-------- Supplied data --------
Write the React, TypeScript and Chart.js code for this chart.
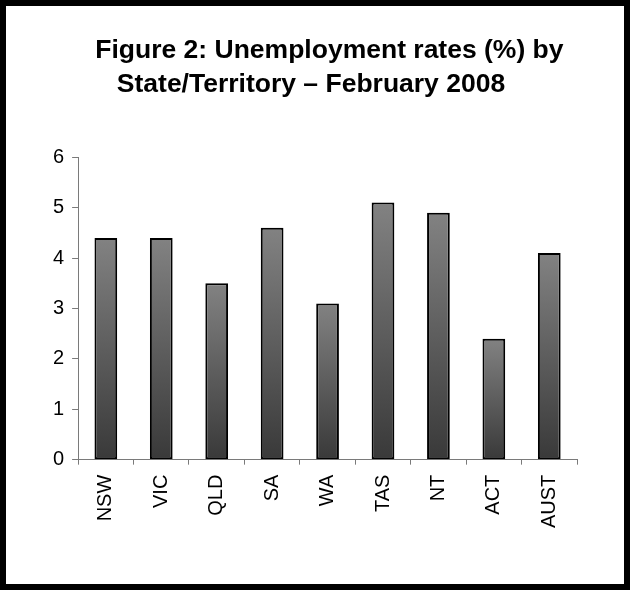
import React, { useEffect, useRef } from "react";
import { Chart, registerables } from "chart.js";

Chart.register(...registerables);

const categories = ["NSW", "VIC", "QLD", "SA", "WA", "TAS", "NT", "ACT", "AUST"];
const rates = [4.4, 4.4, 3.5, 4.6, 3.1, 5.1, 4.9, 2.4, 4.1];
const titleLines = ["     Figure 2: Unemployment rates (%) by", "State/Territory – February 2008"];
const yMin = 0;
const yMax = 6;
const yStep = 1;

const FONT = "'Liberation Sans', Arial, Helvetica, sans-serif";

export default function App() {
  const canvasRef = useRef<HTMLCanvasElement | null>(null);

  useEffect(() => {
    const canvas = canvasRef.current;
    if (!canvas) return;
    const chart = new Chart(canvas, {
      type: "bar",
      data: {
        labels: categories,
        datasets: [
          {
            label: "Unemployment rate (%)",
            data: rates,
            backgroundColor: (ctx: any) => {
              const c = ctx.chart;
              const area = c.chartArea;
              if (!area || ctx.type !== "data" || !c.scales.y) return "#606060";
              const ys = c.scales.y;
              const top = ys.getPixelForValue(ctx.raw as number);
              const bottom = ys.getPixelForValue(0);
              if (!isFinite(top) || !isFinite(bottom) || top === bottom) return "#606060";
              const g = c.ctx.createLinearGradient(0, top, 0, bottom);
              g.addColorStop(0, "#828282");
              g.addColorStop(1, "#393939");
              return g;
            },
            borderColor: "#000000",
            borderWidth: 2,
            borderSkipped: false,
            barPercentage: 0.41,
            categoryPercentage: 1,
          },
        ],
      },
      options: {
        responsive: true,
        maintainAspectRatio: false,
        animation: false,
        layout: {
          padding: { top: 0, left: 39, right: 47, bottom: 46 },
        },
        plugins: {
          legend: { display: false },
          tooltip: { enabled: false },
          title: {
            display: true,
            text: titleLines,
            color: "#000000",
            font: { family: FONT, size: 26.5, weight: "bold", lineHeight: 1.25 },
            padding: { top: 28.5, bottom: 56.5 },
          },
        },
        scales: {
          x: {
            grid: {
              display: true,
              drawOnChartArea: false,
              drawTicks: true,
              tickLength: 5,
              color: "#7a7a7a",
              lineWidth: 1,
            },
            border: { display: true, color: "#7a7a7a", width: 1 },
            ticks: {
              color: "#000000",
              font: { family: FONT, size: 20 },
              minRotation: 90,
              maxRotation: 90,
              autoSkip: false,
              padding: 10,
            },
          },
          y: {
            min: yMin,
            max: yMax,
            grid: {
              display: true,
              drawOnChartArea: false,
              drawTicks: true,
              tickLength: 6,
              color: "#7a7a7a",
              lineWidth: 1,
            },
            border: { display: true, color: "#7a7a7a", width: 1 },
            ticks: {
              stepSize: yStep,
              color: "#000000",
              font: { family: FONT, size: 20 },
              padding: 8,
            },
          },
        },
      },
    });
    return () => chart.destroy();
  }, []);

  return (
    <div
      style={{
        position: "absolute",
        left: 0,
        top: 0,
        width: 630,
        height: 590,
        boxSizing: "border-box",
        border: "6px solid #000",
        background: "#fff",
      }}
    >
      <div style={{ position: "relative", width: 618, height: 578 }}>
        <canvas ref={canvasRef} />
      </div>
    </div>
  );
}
--------
# Given task
Extract, word for word, each line from the top of the data down to and including the line with "const canvasRef = useRef<HTMLCanvasElement"; skip the pictures.

# Task result
Write the React, TypeScript and Chart.js code for this chart.
import React, { useEffect, useRef } from "react";
import { Chart, registerables } from "chart.js";

Chart.register(...registerables);

const categories = ["NSW", "VIC", "QLD", "SA", "WA", "TAS", "NT", "ACT", "AUST"];
const rates = [4.4, 4.4, 3.5, 4.6, 3.1, 5.1, 4.9, 2.4, 4.1];
const titleLines = ["     Figure 2: Unemployment rates (%) by", "State/Territory – February 2008"];
const yMin = 0;
const yMax = 6;
const yStep = 1;

const FONT = "'Liberation Sans', Arial, Helvetica, sans-serif";

export default function App() {
  const canvasRef = useRef<HTMLCanvasElement | null>(null);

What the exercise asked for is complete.